Using small building blocks to assemble ultra-complex, multifaceted metal-organic frameworks with zeolitic, mesoporous subnetwork
byJiantang Li,, Dorina F. Sava, Vincent Guillerm, Taslim Melliti, Ryan Luebke, Jarrod F. Eubank, Prashant Bhatt, Hao Jiang, Mickaele Bonneau, Youssef Belmabkhout, Zhiyuan Huang, Aleksander Shkurenko, Lukasz Wojtas, Michael O’Keeffe, Mohamed Eddaoudi
The assembly of ultra-complex structures from simple building units
remains a long-term challenge in chemistry. Using small molecular
building blocks (MBBs) in a mixed-ligand approach permitted the
assembly of unprecedented metal-organic frameworks (MOFs),
M-kum-MOF-1 (M = Y, Tb), exhibiting extra-large mesoporous cavities with small access windows. The ultra-complex cage of M-kumMOF-1 consists of 240 vertices bridged by 432 edges, leading to a
194 faces-containing tile.

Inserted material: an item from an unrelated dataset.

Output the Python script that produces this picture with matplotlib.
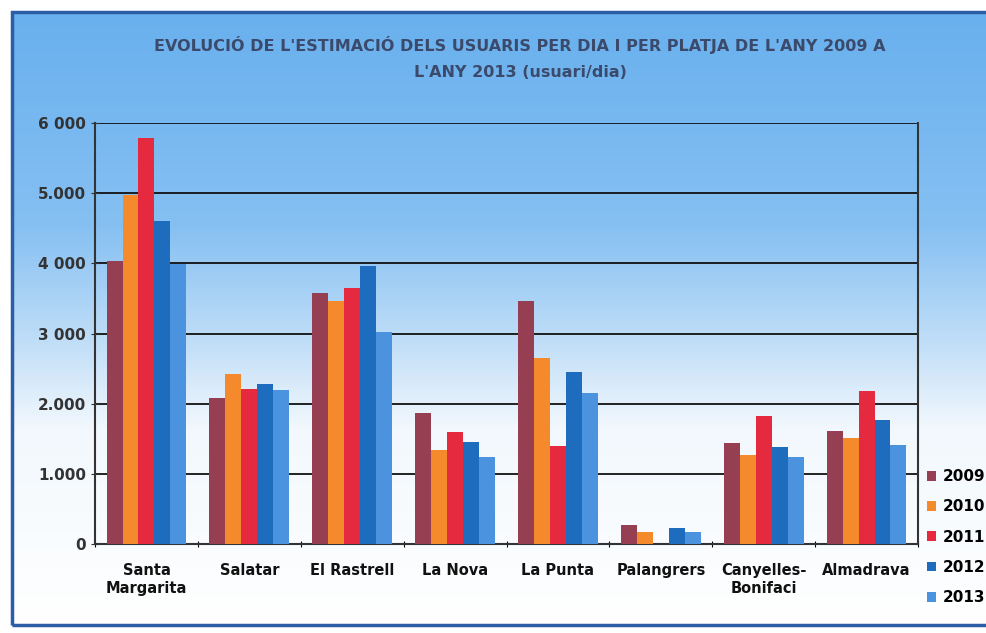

This tile exhibits more faces than in any
periodic structures (zeolites, MOFs, metal-organic polyhedra
[MOPs], etc.) known to date. M-kum-MOF-1 not only possess zeolitic
features (anionic framework), but they also contain an underlying
wse zeolitic topology, which is observed for the first time.